• _Instructions for the task_
Filter the data for lines with the word "this", then copy every line so identified.

___

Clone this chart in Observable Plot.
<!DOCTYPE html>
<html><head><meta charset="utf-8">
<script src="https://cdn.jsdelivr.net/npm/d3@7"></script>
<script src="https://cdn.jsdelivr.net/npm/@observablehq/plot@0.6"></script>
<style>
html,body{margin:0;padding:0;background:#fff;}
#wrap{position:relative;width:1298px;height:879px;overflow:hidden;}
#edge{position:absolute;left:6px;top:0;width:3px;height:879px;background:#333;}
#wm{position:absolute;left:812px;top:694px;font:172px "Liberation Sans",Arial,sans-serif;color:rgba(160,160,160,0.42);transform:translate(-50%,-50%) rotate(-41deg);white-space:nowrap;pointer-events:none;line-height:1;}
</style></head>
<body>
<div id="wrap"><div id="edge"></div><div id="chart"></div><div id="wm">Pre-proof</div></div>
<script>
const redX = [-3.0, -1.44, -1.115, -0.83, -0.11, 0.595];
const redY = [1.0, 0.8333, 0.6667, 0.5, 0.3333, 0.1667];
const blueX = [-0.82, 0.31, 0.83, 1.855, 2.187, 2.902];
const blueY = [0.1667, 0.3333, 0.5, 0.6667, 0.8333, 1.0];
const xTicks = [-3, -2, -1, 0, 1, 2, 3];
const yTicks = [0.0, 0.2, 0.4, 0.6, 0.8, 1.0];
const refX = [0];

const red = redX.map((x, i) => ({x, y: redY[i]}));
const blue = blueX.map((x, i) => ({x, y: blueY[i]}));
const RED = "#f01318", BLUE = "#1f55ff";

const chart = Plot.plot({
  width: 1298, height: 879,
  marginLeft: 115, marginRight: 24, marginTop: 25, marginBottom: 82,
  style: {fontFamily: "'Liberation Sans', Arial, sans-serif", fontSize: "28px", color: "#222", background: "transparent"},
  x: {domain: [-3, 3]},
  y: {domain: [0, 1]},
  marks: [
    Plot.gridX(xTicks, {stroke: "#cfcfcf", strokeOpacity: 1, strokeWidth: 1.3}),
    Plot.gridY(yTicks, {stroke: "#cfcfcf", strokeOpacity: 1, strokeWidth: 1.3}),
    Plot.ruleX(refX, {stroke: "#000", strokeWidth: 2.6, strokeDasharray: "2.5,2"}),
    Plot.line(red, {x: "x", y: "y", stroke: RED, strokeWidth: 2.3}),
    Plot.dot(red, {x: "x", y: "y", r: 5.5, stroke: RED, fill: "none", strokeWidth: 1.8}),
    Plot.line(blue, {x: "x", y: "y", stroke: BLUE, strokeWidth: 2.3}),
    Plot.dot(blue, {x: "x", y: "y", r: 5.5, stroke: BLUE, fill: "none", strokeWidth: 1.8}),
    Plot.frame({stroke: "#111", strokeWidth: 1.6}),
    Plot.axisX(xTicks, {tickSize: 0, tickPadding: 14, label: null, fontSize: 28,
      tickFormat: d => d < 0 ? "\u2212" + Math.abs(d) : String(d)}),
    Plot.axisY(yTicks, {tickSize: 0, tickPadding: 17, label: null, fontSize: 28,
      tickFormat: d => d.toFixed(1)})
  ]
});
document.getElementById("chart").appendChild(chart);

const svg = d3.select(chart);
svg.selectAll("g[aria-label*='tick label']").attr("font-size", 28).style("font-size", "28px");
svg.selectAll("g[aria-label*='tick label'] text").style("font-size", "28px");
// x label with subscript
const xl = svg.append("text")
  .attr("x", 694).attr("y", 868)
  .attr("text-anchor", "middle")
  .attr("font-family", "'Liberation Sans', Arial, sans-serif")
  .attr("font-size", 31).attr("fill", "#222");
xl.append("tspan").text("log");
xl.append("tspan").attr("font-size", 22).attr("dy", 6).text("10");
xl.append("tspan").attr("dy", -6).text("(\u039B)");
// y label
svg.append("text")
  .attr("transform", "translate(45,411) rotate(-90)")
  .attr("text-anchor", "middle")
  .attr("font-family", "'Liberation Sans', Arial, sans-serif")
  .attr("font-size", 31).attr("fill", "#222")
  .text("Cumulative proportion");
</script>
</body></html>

___

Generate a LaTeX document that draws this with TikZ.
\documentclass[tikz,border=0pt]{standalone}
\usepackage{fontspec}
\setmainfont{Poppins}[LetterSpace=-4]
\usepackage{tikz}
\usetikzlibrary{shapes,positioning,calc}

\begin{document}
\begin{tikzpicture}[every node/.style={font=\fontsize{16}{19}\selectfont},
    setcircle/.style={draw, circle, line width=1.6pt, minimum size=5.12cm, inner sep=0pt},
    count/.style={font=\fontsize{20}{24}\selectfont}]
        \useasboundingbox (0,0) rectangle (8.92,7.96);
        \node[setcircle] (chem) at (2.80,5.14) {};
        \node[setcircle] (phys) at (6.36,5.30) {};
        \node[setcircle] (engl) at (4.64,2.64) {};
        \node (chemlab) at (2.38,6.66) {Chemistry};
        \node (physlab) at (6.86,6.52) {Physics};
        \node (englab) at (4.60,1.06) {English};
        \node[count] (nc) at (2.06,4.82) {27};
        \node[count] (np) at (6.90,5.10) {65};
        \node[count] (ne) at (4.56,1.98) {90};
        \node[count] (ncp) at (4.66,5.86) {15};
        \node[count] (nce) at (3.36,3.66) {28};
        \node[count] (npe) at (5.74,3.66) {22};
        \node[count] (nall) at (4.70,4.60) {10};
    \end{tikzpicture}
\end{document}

___

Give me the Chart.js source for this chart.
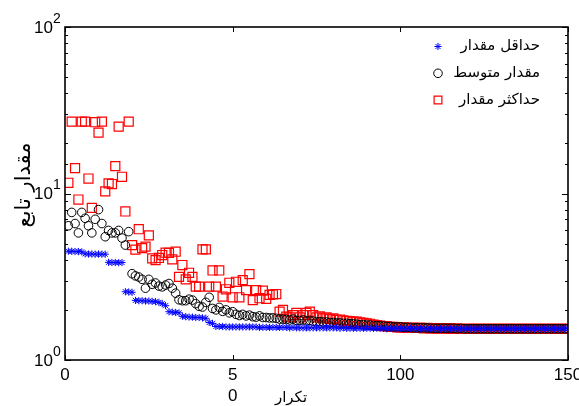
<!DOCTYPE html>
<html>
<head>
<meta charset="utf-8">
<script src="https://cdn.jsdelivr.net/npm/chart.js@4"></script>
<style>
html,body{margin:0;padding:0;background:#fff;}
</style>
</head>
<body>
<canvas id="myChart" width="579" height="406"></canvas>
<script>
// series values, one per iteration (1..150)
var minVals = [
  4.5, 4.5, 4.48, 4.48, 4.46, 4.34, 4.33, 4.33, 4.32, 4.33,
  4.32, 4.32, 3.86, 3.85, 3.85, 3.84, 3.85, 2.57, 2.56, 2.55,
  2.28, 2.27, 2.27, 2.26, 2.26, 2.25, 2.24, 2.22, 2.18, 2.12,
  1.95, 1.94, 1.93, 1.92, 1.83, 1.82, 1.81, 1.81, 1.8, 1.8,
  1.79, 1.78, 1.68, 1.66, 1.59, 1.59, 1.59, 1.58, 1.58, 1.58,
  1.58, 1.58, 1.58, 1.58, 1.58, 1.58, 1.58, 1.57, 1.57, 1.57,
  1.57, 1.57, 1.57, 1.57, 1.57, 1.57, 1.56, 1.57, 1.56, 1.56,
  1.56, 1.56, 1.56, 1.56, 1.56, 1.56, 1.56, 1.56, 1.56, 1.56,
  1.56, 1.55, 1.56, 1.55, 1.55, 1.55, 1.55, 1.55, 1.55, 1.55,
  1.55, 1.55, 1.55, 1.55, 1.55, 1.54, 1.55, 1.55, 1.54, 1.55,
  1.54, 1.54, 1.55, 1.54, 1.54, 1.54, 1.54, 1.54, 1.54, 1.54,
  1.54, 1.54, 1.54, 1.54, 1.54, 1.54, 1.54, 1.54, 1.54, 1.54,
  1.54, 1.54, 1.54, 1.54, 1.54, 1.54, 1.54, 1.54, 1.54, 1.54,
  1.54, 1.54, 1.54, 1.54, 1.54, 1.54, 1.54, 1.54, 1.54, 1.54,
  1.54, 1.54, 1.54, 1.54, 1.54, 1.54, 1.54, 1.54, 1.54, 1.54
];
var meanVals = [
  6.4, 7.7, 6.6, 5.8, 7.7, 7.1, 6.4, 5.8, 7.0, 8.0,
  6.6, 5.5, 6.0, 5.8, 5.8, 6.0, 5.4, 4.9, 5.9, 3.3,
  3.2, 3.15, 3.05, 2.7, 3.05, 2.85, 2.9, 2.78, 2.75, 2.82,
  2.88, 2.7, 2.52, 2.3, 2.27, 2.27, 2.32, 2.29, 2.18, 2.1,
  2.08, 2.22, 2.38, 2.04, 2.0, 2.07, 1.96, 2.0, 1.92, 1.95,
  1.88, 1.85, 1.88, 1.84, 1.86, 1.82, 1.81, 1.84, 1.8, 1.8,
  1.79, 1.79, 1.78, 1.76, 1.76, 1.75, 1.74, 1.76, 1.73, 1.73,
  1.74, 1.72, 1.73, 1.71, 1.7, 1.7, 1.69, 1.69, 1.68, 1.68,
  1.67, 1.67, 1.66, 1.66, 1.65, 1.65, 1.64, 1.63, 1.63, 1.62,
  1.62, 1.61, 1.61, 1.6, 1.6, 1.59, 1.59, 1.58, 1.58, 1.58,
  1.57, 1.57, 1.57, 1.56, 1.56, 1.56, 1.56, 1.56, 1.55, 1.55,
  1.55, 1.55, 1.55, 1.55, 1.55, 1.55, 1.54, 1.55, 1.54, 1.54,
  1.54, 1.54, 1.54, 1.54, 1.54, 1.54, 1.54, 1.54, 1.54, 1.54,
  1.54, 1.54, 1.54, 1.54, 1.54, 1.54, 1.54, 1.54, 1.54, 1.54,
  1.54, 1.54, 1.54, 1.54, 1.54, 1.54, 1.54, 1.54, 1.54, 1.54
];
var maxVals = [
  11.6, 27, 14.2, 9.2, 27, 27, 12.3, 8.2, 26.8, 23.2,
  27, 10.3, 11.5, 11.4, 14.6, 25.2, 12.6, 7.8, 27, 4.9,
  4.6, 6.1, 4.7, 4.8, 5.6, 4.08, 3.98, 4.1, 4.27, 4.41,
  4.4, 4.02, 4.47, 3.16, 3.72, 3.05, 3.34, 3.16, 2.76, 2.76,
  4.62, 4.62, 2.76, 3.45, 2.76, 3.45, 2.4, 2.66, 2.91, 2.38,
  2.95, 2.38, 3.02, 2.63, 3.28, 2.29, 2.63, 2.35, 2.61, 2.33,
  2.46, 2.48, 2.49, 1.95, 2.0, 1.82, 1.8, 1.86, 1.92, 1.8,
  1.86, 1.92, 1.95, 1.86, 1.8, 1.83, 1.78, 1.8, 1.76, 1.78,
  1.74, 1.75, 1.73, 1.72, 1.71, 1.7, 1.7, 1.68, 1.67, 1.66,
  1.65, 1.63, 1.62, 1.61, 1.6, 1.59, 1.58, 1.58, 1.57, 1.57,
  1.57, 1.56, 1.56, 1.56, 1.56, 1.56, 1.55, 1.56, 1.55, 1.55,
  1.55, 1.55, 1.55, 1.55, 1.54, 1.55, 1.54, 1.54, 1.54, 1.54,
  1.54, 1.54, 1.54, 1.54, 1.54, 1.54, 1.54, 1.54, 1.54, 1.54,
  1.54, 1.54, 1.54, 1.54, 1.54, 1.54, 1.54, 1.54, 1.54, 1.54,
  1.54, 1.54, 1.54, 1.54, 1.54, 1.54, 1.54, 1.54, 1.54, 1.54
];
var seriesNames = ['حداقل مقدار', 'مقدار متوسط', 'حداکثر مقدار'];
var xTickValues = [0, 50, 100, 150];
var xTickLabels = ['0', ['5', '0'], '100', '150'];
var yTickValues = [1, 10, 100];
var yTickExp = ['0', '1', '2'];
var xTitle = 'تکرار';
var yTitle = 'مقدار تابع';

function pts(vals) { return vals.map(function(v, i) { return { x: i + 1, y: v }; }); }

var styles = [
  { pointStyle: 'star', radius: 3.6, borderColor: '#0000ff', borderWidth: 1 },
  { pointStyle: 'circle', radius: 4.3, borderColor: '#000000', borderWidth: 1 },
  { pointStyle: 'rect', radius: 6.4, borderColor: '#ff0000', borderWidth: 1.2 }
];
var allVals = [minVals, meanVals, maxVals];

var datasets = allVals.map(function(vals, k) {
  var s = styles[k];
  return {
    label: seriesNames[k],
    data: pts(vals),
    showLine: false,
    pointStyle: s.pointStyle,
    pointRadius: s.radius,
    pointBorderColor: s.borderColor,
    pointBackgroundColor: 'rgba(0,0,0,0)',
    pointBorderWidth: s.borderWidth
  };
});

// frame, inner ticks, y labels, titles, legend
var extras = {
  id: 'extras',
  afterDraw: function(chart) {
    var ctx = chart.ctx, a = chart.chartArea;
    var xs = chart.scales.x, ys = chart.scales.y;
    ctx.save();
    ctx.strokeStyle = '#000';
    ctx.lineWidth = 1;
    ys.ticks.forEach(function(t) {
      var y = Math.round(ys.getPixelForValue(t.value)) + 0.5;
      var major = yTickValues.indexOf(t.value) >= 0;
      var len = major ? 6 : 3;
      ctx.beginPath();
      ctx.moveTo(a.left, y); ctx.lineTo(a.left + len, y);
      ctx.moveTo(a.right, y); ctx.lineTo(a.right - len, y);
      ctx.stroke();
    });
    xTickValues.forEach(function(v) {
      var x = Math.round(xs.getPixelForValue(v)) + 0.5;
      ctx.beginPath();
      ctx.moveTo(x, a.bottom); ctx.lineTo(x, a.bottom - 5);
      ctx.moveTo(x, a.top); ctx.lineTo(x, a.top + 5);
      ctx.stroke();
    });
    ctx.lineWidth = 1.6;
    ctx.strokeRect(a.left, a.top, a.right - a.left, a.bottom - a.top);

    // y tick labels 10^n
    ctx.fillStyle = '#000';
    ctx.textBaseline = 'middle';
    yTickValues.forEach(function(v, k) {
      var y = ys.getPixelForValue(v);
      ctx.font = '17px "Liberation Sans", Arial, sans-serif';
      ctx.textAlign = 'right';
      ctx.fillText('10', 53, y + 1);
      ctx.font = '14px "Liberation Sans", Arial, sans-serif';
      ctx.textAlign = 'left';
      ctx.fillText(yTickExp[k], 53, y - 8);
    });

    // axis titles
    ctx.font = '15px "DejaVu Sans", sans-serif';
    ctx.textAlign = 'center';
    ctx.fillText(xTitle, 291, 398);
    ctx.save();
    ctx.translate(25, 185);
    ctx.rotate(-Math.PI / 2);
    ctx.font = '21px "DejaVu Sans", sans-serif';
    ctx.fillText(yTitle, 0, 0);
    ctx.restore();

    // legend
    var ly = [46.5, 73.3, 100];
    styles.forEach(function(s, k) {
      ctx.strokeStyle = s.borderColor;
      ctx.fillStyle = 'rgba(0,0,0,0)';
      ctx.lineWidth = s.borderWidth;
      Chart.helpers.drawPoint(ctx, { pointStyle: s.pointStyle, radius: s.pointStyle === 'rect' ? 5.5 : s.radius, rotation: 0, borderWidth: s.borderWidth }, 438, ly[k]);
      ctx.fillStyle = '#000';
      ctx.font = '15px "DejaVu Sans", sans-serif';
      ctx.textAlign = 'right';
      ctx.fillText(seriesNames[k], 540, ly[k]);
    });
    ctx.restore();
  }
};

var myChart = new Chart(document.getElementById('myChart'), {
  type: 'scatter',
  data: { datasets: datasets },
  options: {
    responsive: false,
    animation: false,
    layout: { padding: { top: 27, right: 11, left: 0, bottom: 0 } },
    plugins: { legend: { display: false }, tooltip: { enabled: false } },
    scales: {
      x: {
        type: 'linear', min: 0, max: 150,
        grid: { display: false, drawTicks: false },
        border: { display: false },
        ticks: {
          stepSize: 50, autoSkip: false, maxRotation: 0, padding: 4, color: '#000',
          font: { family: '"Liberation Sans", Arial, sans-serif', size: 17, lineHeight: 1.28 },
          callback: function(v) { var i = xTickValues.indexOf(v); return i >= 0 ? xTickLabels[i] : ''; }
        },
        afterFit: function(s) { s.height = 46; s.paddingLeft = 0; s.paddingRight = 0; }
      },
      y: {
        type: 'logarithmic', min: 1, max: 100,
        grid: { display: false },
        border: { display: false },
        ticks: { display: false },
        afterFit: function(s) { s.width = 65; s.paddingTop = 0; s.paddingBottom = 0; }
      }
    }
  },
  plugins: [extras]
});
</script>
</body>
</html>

___

• _Result of the exercise_
Clone this chart in Observable Plot.
Generate a LaTeX document that draws this with TikZ.
Give me the Chart.js source for this chart.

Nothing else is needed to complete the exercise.